→ **Goal**: Begin with the first line and repeat exactly through the line containing "const bubbleLines = ['「話し合う」と回答した', '人に聞きました！'];"; leave every image out.

─── Material ───

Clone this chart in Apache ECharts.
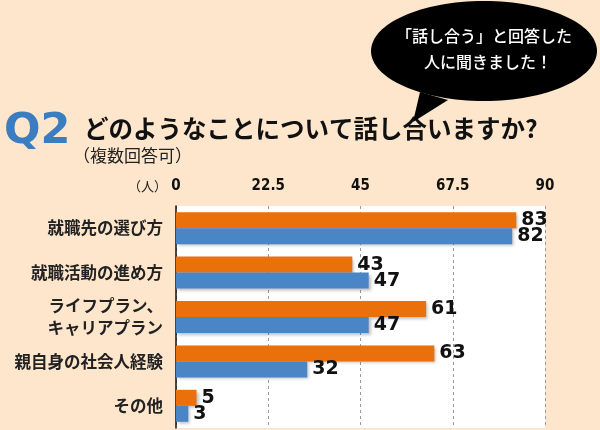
<!DOCTYPE html>
<html><head><meta charset="utf-8">
<script src="https://cdn.jsdelivr.net/npm/echarts@6/dist/echarts.min.js"></script>
<style>html,body{margin:0;padding:0;background:#fde6cc}#c{width:600px;height:430px}</style>
</head><body><div id="c"></div>
<script>
const categories = ['就職先の選び方', '就職活動の進め方', 'ライフプラン、\nキャリアプラン', '親自身の社会人経験', 'その他'];
const seriesOrange = [83, 43, 61, 63, 5];
const seriesBlue = [82, 47, 47, 32, 3];
const tickLabels = ['0', '22.5', '45', '67.5', '90'];
const unitLabel = '（人）';
const titleMain = 'どのようなことについて話し合いますか?';
const titleSub = '（複数回答可）';
const qLabel = 'Q2';
const bubbleLines = ['「話し合う」と回答した', '人に聞きました！'];

const JP = '"Noto Sans CJK JP", "Noto Sans", sans-serif';
const chart = echarts.init(document.getElementById('c'), null, {renderer: 'canvas'});
const barShadow = {shadowColor: 'rgba(0,0,0,0.25)', shadowBlur: 3, shadowOffsetX: 2, shadowOffsetY: 2};
const valueLabel = {show: true, position: 'right', distance: 5, color: '#111', fontSize: 19, fontWeight: 'bold', fontFamily: '"DejaVu Sans", sans-serif'};
chart.setOption({
  backgroundColor: '#fde6cc',
  animation: false,
  grid: {left: 176, right: 55, top: 206, bottom: 2, show: true, backgroundColor: '#ffffff', borderWidth: 0},
  xAxis: {
    type: 'value', position: 'top', min: 0, max: 90, interval: 22.5,
    axisLine: {show: false}, axisTick: {show: false},
    axisLabel: {
      formatter: (v, i) => tickLabels[i], margin: 12,
      color: '#111', fontWeight: 'bold', fontSize: 15,
      fontFamily: '"DejaVu Sans Condensed", "Liberation Sans Narrow", sans-serif'
    },
    splitLine: {show: true, lineStyle: {color: '#9a9a9a', type: [3, 3], width: 1}}
  },
  yAxis: {
    type: 'category', data: categories, inverse: true,
    axisLine: {show: true, lineStyle: {color: '#111', width: 1.5}},
    axisTick: {show: false},
    axisLabel: {margin: 13, color: '#222', fontSize: 16.5, fontWeight: 'bold', fontFamily: JP, lineHeight: 22, align: 'right'}
  },
  series: [
    {
      name: '系列1', type: 'bar', data: seriesOrange, barWidth: 16, barGap: '0%',
      itemStyle: Object.assign({color: '#e9700b'}, barShadow),
      label: valueLabel
    },
    {
      name: '系列2', type: 'bar', data: seriesBlue, barWidth: 16, barGap: '0%',
      itemStyle: Object.assign({color: '#4a85c6'}, barShadow),
      label: valueLabel
    }
  ],
  graphic: [
    {type: 'text', left: 4, top: 110, style: {text: qLabel, fill: '#3b7dc1', font: '900 43px "DejaVu Sans", sans-serif'}},
    {type: 'text', left: 84, top: 116, style: {text: titleMain, fill: '#111', font: 'bold 24.5px ' + JP}},
    {type: 'text', left: 73, top: 147, style: {text: titleSub, fill: '#222', font: '17px ' + JP}},
    {type: 'text', left: 128, top: 180, style: {text: unitLabel, fill: '#222', font: '13px ' + JP}},
    {type: 'polygon', shape: {points: [[420, 92], [448, 100], [413, 122]]}, style: {fill: '#000'}},
    {type: 'ellipse', shape: {cx: 484, cy: 51, rx: 113, ry: 50}, style: {fill: '#000'}},
    {type: 'text', x: 484, y: 36, style: {text: bubbleLines[0], fill: '#fff', font: '500 16px ' + JP, align: 'center', verticalAlign: 'middle'}},
    {type: 'text', x: 488, y: 62, style: {text: bubbleLines[1], fill: '#fff', font: '500 16px ' + JP, align: 'center', verticalAlign: 'middle'}}
  ]
});
</script></body></html>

───

→ **Correct output**:
Clone this chart in Apache ECharts.
<!DOCTYPE html>
<html><head><meta charset="utf-8">
<script src="https://cdn.jsdelivr.net/npm/echarts@6/dist/echarts.min.js"></script>
<style>html,body{margin:0;padding:0;background:#fde6cc}#c{width:600px;height:430px}</style>
</head><body><div id="c"></div>
<script>
const categories = ['就職先の選び方', '就職活動の進め方', 'ライフプラン、\nキャリアプラン', '親自身の社会人経験', 'その他'];
const seriesOrange = [83, 43, 61, 63, 5];
const seriesBlue = [82, 47, 47, 32, 3];
const tickLabels = ['0', '22.5', '45', '67.5', '90'];
const unitLabel = '（人）';
const titleMain = 'どのようなことについて話し合いますか?';
const titleSub = '（複数回答可）';
const qLabel = 'Q2';
const bubbleLines = ['「話し合う」と回答した', '人に聞きました！'];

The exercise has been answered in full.